Farmers are projected to lose millions more due to Swiss agribusiness giant Syngenta’s premature release of Agrisure Viptera and Duracade corn, corn seed with genetically modified traits that protect the crops from insect infestation.
The case against Syngenta
Agrisure Viptera and Duracade corn contains a trait known as MIR 162. Syngenta began selling the trait in corn seed before receiving approval for import into China, claiming that Chinese approval was underway. Agrisure Viptera sales began in 2009, and China has only recently finally approved MIR 162.
China is a major importer of US grains and over the past year has rejected a great deal of US corn containing MIR 162. As a result, market prices for the grain have plummeted, and many US corn farmers and exporters continue to incur huge losses. One major grain exporter, Trans Coastal Supply Co, expects their total losses to amount to around $41 million due exclusively to Syngenta’s release of Agrisure Viptera.

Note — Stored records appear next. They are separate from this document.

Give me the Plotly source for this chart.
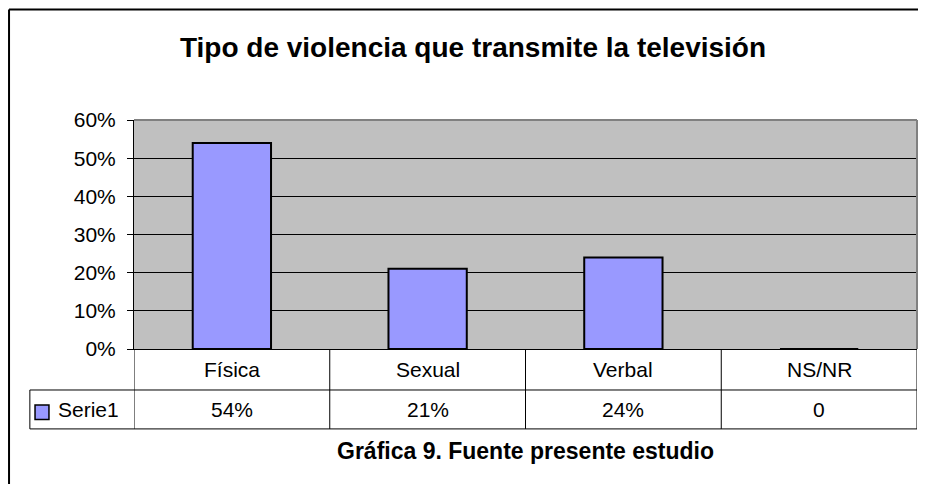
import plotly.graph_objects as go

# data
categorias = ["Física", "Sexual", "Verbal", "NS/NR"]
valores = [0.54, 0.21, 0.24, 0.0]
etiquetas = ["54%", "21%", "24%", "0"]
serie = "Serie1"
titulo = "Tipo de violencia que transmite la televisión"
pie = "Gráfica 9. Fuente presente estudio"

FONT = "Liberation Sans, Arial, sans-serif"
LAV = "#9999FF"

fig = go.Figure()
fig.add_trace(go.Bar(
    x=categorias, y=valores, width=0.4,
    marker=dict(color=LAV, line=dict(color="black", width=2)),
    name=serie, showlegend=False,
))

# table rows under the plot (paper y: plot height 229px)
y_head = -0.179
y_row = -0.349
x_leg = -0.133

shapes = []
# horizontal table lines
shapes.append(dict(type="line", xref="paper", yref="paper", x0=x_leg, x1=1, y0=y_head, y1=y_head,
                   line=dict(color="black", width=1)))
shapes.append(dict(type="line", xref="paper", yref="paper", x0=x_leg, x1=1, y0=y_row, y1=y_row,
                   line=dict(color="black", width=1)))
shapes.append(dict(type="line", xref="paper", yref="paper", x0=x_leg, x1=x_leg, y0=y_head, y1=y_row,
                   line=dict(color="black", width=1)))
# vertical lines at category boundaries
for i in range(len(categorias) + 1):
    shapes.append(dict(type="line", xref="x", yref="paper", x0=i - 0.5, x1=i - 0.5, y0=0, y1=y_row,
                       line=dict(color="black", width=1)))
# plot area frame: grey on top and right
shapes.append(dict(type="line", xref="paper", yref="paper", x0=0, x1=1, y0=1, y1=1,
                   line=dict(color="#808080", width=2)))
shapes.append(dict(type="line", xref="paper", yref="paper", x0=1, x1=1, y0=0, y1=1,
                   line=dict(color="#808080", width=2)))
# outer chart border (top and left)
shapes.append(dict(type="line", xref="paper", yref="paper", x0=-0.1596, x1=1.05, y0=1.4825, y1=1.4825,
                   line=dict(color="black", width=2)))
shapes.append(dict(type="line", xref="paper", yref="paper", x0=-0.1596, x1=-0.1596, y0=1.4825, y1=-0.7,
                   line=dict(color="black", width=2)))
# legend key square
shapes.append(dict(type="rect", xref="paper", yref="paper", x0=-0.1264, x1=-0.1086, y0=-0.2445, y1=-0.308,
                   fillcolor=LAV, line=dict(color="black", width=1.5)))

txt = dict(family=FONT, size=21, color="black")
annotations = []
for c, e in zip(categorias, etiquetas):
    annotations.append(dict(x=c, y=(0 + y_head) / 2, xref="x", yref="paper", text=c, showarrow=False,
                            xanchor="center", yanchor="middle", font=txt))
    annotations.append(dict(x=c, y=(y_head + y_row) / 2, xref="x", yref="paper", text=e, showarrow=False,
                            xanchor="center", yanchor="middle", font=txt))
annotations.append(dict(x=-0.0996, y=(y_head + y_row) / 2, xref="paper", yref="paper", text=serie,
                        xanchor="left", yanchor="middle", showarrow=False, font=txt))
annotations.append(dict(x=0.5, y=-0.445, xref="paper", yref="paper", text="<b>" + pie + "</b>",
                        xanchor="center", yanchor="middle", showarrow=False,
                        font=dict(family=FONT, size=23, color="black")))

# page body has an 8px margin, so the figure is 8px smaller and margins are shifted
fig.update_layout(
    width=918, height=476,
    margin=dict(l=126, r=9, t=112, b=135),
    paper_bgcolor="white", plot_bgcolor="#C0C0C0",
    title=dict(text="<b>" + titulo + "</b>", x=465 / 918, xanchor="center", y=0.918, yanchor="middle",
               font=dict(family=FONT, size=28, color="black")),
    font=txt,
    xaxis=dict(showticklabels=False, showgrid=False, ticks="", range=[-0.5, 3.5],
               showline=True, linecolor="black", linewidth=1),
    yaxis=dict(range=[0, 0.6], dtick=0.1, tickformat=".0%", showgrid=True, gridcolor="black",
               gridwidth=1, ticks="outside", ticklen=6, tickcolor="black", showline=True,
               linecolor="black", linewidth=1, zeroline=False, ticklabelstandoff=7),
    shapes=shapes, annotations=annotations,
)

fig.write_html("out.html")
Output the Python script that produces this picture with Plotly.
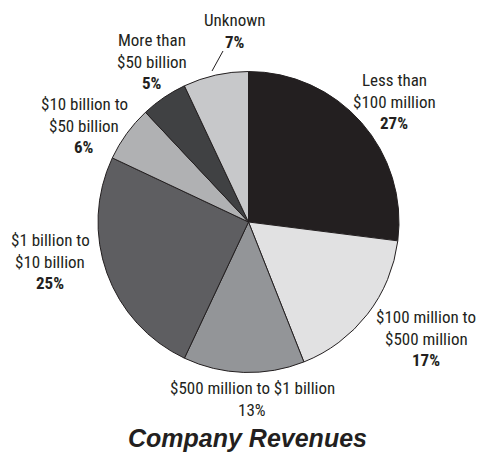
import plotly.graph_objects as go

# Company revenue bands, clockwise from 12 o'clock
categories = [
    "Less than $100 million",
    "$100 million to $500 million",
    "$500 million to $1 billion",
    "$1 billion to $10 billion",
    "$10 billion to $50 billion",
    "More than $50 billion",
    "Unknown",
]
shares = [27, 17, 13, 25, 6, 5, 7]
label_lines = [
    ["Less than", "$100 million"],
    ["$100 million to", "$500 million"],
    ["$500 million to $1 billion"],
    ["$1 billion to", "$10 billion"],
    ["$10 billion to", "$50 billion"],
    ["More than", "$50 billion"],
    ["Unknown"],
]
slice_colors = ["#231f20", "#e1e1e2", "#939598", "#5e5e61", "#b0b1b3", "#404143", "#c7c8ca"]

W, H = 479, 458
FONT = "Liberation Sans Narrow, Roboto Condensed, Arial Narrow, Liberation Sans, sans-serif"
TITLE_FONT = "Liberation Sans, Arial, sans-serif"

# pie geometry in pixels
cx, cy, r = 248.5, 222, 150.5


def px_x(x):
    return x / W


def px_y(y):
    return 1 - y / H


fig = go.Figure()
fig.add_trace(go.Pie(
    labels=categories,
    values=shares,
    sort=False,
    direction="clockwise",
    rotation=0,
    textinfo="none",
    hoverinfo="label+percent",
    marker=dict(colors=slice_colors, line=dict(color="#231f20", width=1)),
    domain=dict(x=[px_x(cx - r), px_x(cx + r)], y=[px_y(cy + r), px_y(cy - r)]),
    showlegend=False,
))

# label anchor (centre x, first-line y) for each slice, plus whether the % is bold
label_pos = [
    (394, 80, True),
    (426, 317, True),
    (252, 388, False),
    (50, 240, True),
    (84, 104, True),
    (152, 40, True),
    (235, 20, True),
]
LINE = 21.5
annotations = []
for lines, share, (lx, ly, bold) in zip(label_lines, shares, label_pos):
    texts = list(lines) + [f"<b>{share}%</b>" if bold else f"{share}%"]
    for i, t in enumerate(texts):
        annotations.append(dict(
            x=px_x(lx), y=px_y(ly + i * LINE), xref="paper", yref="paper",
            text=t, showarrow=False, xanchor="center", yanchor="middle",
            font=dict(family=FONT, size=17, color="#231f20"),
        ))

annotations.append(dict(
    x=px_x(247), y=px_y(438), xref="paper", yref="paper",
    text="<b><i>Company Revenues</i></b>", showarrow=False,
    xanchor="center", yanchor="middle",
    font=dict(family=TITLE_FONT, size=25, color="#231f20"),
))

fig.update_layout(
    width=W, height=H,
    margin=dict(l=0, r=0, t=0, b=0),
    paper_bgcolor="white", plot_bgcolor="white",
    annotations=annotations,
    shapes=[dict(type="line", xref="paper", yref="paper",
                 x0=px_x(212), y0=px_y(71), x1=px_x(223), y1=px_y(51),
                 line=dict(color="#231f20", width=1))],
)

fig.write_html("out.html", config={"displayModeBar": False})
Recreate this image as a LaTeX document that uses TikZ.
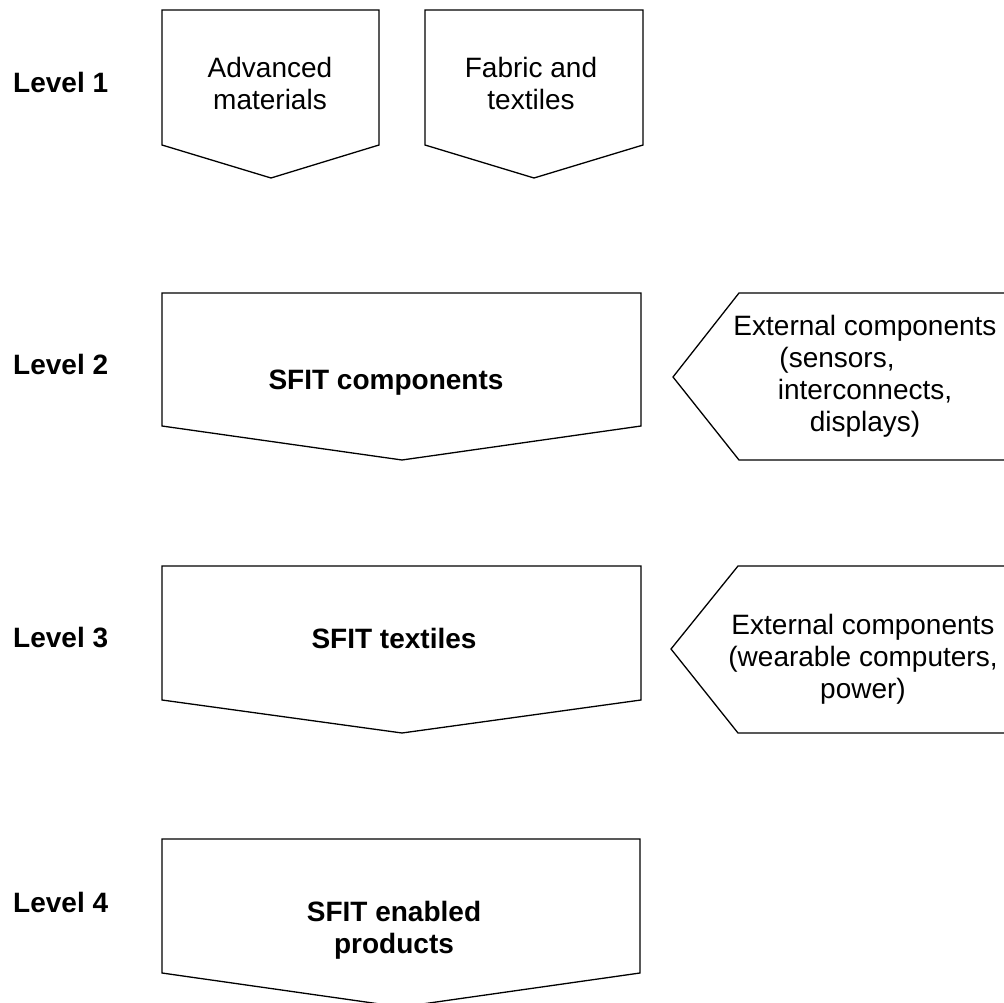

Lawsuits against Syngenta are claiming the company has engaged in willful misrepresentation, leading buyers to believe that Chinese approval for MIR 162 was imminent. Farmers and exporters rely heavily on biotechnology companies exercising corporate responsibility in the timing of product release. The National Grain and Feed Association (NGFA) and the North American Export Grain Association (NAEGA) have made it clear that biotech companies are obligated to provide transparency with regard to potential restricted marketability of products so farmers and exporters can maintain access to key export markets such as China.